Air India is officially up for sale, again. The airline was initially placed up for sale in 2018, but the procedure was closed without a buyer. The airline had so much debt and so few assets, no one wanted it. But now it’s for sale for a second time. But what has changed? What exactly will the buyer get in return for their money?
The last time Air India was for sale, things didn’t go to plan. The Indian government was looking to keep a 24% stake in its national carrier but no one was willing to take on so much debt for so little in return. So, the sale was halted. But now Air India is back on the market and, this time, it’s looking like a better deal. If you fancy buying an airline, now might be your chance.
On Monday, the government invited bids from potential buyers. Bids are to be placed before 17 March 2020. In the document released on Monday outlining the airline’s current state and sale plans, the government has said that Air India and its subsidiary Air India Express have just over 12% of the Indian aviation market. An attractive offer, but there are still issues.
This time around, 100% of the airline is up for sale including its planes, slots and staff. The Indian government is no longer looking to keep its stake in the airline. The only caveat to this is that four of the airline’s Boeing 747 aircraft are to be kept aside for VIP operations.
The government has also removed many of Air India’s previous partnerships from the deal. This means a buyer won’t be lumped with a complex, interconnected empire of debt. The hotels owned by Air India, Air India Engineering Services Ltd (AIESL) and regional airline Alliance Air will all be removed before the sale. Now, investors can simply consider buying an airline and its network, not an entire corporation.
However, Air India Express and AISATS, a joint grounding handling operation with Singapore Airlines, are both included in the sale. This attempt to streamline to sale process may result in success this time. Analyst Kinjal Shah, in conversation with the Wall Street Journal, said that the changes were “a step in the right direction“.
Crucially, the airline’s debt has been reduced. Last time, potential buyers would have had to take approximately $5.1 billion of debt. This has been reduced to around $3.3 billion. More appealing, although still a significant debt. According to India’s civil aviation minister, the airline’s total debt is actually at a massive $8 billion. The government has not said what it will do with the remaining debt.
Air India does have a massive 121 aircraft in its fleet; a lot to work with. But there are issues.
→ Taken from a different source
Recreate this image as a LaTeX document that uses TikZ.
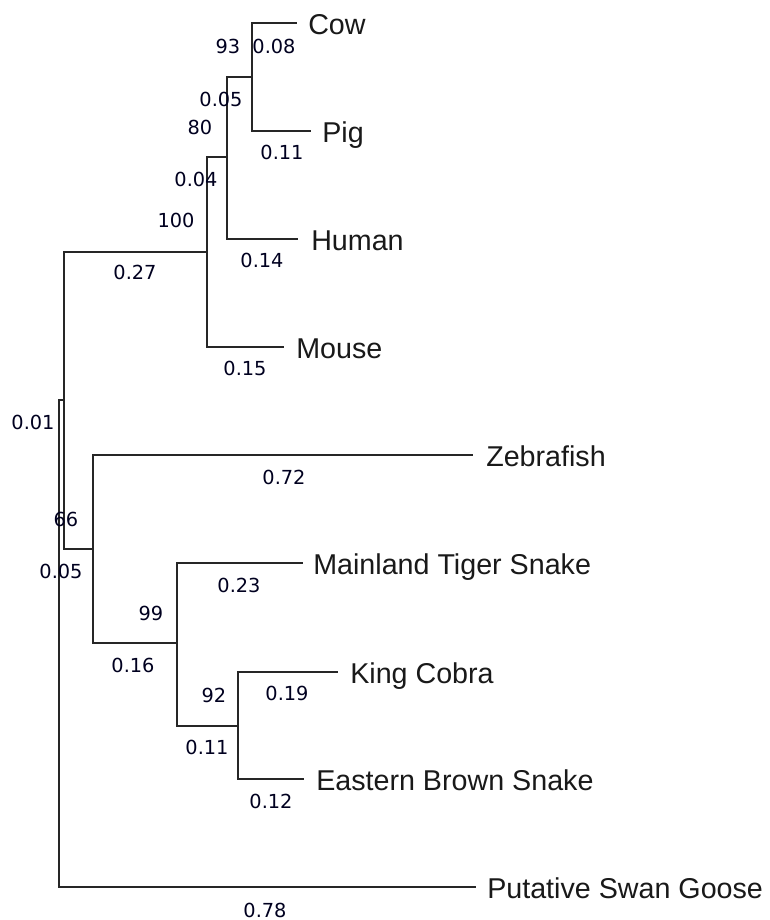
\documentclass[tikz,border=0pt]{standalone}
\usepackage{fontspec}
\setmainfont{Liberation Sans}
\newfontfamily\numfont{DejaVu Sans}
\begin{document}
\begin{tikzpicture}[x=0.75pt,y=-0.75pt,
  edge/.style={draw=black!85,line width=1.4pt,line cap=rect},
  taxon/.style={anchor=base west,inner sep=0pt,font=\fontsize{21.5pt}{24pt}\selectfont,text=black!90},
  lab/.style={anchor=center,inner sep=0pt,font=\numfont\fontsize{14.5pt}{16pt}\selectfont,text=black!80!blue!60!black}]
\useasboundingbox (0,0) rectangle (770,920);
% internal nodes
\coordinate (r)  at (59,643);
\coordinate (A)  at (64,400);
\coordinate (M)  at (207,252);
\coordinate (H)  at (227,157);
\coordinate (CP) at (252,77);
\coordinate (F)  at (93,549);
\coordinate (S)  at (177,643);
\coordinate (KE) at (238,726);
% tips
\coordinate (tcow) at (296,23);
\coordinate (tpig) at (310,131);
\coordinate (thum) at (297,239);
\coordinate (tmou) at (283,347);
\coordinate (tzeb) at (472,455);
\coordinate (tmts) at (302,563);
\coordinate (tkc)  at (337,672);
\coordinate (tebs) at (303,779);
\coordinate (tpsg) at (475,887);
% taxa
\node[taxon] (cow) at (308,34.5) {Cow};
\node[taxon] (pig) at (322,142.5) {Pig};
\node[taxon] (hum) at (311,250.5) {Human};
\node[taxon] (mou) at (296,358.5) {Mouse};
\node[taxon] (zeb) at (486,466.5) {Zebrafish};
\node[taxon] (mts) at (313,574.5) {Mainland Tiger Snake};
\node[taxon] (kc)  at (350,683.5) {King Cobra};
\node[taxon] (ebs) at (316,790.5) {Eastern Brown Snake};
\node[taxon] (psg) at (487,898.5) {Putative Swan Goose};
% edges
\draw[edge] (r) |- (A);
\draw[edge] (r) |- (tpsg);
\draw[edge] (A) |- (M);
\draw[edge] (A) |- (F);
\draw[edge] (M) |- (H);
\draw[edge] (M) |- (tmou);
\draw[edge] (H) |- (CP);
\draw[edge] (H) |- (thum);
\draw[edge] (CP) |- (tcow);
\draw[edge] (CP) |- (tpig);
\draw[edge] (F) |- (tzeb);
\draw[edge] (F) |- (S);
\draw[edge] (S) |- (tmts);
\draw[edge] (S) |- (KE);
\draw[edge] (KE) |- (tkc);
\draw[edge] (KE) |- (tebs);
% labels
\node[lab] (l93)  at (228,46)  {93};
\node[lab] (l008) at (274,46)  {0.08};
\node[lab] (l005a) at (221,99) {0.05};
\node[lab] (l80)  at (200,127) {80};
\node[lab] (l011a) at (282,152) {0.11};
\node[lab] (l004) at (196,179) {0.04};
\node[lab] (l100) at (176,220) {100};
\node[lab] (l014) at (262,260) {0.14};
\node[lab] (l027) at (135,272) {0.27};
\node[lab] (l015) at (245,368) {0.15};
\node[lab] (l001) at (33,422)  {0.01};
\node[lab] (l66)  at (66,519)  {66};
\node[lab] (l005b) at (61,571) {0.05};
\node[lab] (l072) at (284,477) {0.72};
\node[lab] (l023) at (239,585) {0.23};
\node[lab] (l99)  at (151,613) {99};
\node[lab] (l016) at (133,665) {0.16};
\node[lab] (l92)  at (214,695) {92};
\node[lab] (l019) at (287,693) {0.19};
\node[lab] (l011b) at (207,747) {0.11};
\node[lab] (l012) at (271,801) {0.12};
\node[lab] (l078) at (265,910) {0.78};
\end{tikzpicture}
\end{document}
While the airline brags that it owns 56% of its fleet, more than most airlines, this may not actually be a good thing.
Many of the aircraft are getting old as the airline did not replace them for newer, more fuel-efficient models. Additionally, trouble comes from the fact that 16 planes have been grounded since November 2019. That’s 13% of the fleet.
In addition to this, the aircraft it owns are seriously outdated, and in need of a refresh inside. Seating configurations aren’t up to par with other mainline carriers, and don’t present an efficient way of operating Air India’s routes.
The Wall Street Journal is reporting that the airline may sell for $7 billion but another $10 billion would be needed as an investment to revamp the existing planes, repair those which have been grounded and buy new aircraft.
When it comes to who can buy the airline, several restrictions have been lifted compared to the previous sale. Hopefully, this will encourage bidders. A reduction in the net worth of a potential buyer means more airlines will be able to bid.
Additionally, if an Indian airline wants to take over control, or bid as part of a consortium, the limitation requiring the bidder to have a minimum of 10% of the consortium’s worth is waved. This change allows both SpiceJet and Vistara to bid as well as IndiGo.
Another sticking point for potential buyers is that Air India must retain its name. Although a buyer could fold their existing operations into the Air India brand. Just as its name must remain, so the airline must remain at its heart, Indian. A foreign airline can only bid for up to 49% of the airline, which puts restrictions on some airlines who may be interested.
All in all, the deal is considerably better than the last time the airline was for sale. But it’s not a bargain. And there are other ongoing issues to be sorted before a sale can be approved. An Indian MP has threatened to take the government to court over the privatization and unions are already meeting to discuss workers’ rights.
If the new offer does bring in a buyer, they will have plenty of hurdles to jump. Bringing this national carrier back to its former glory is going to take a lot more than just buying the airline. A serious overhaul is needed. The question is; who, if anyone, will take on the challenge?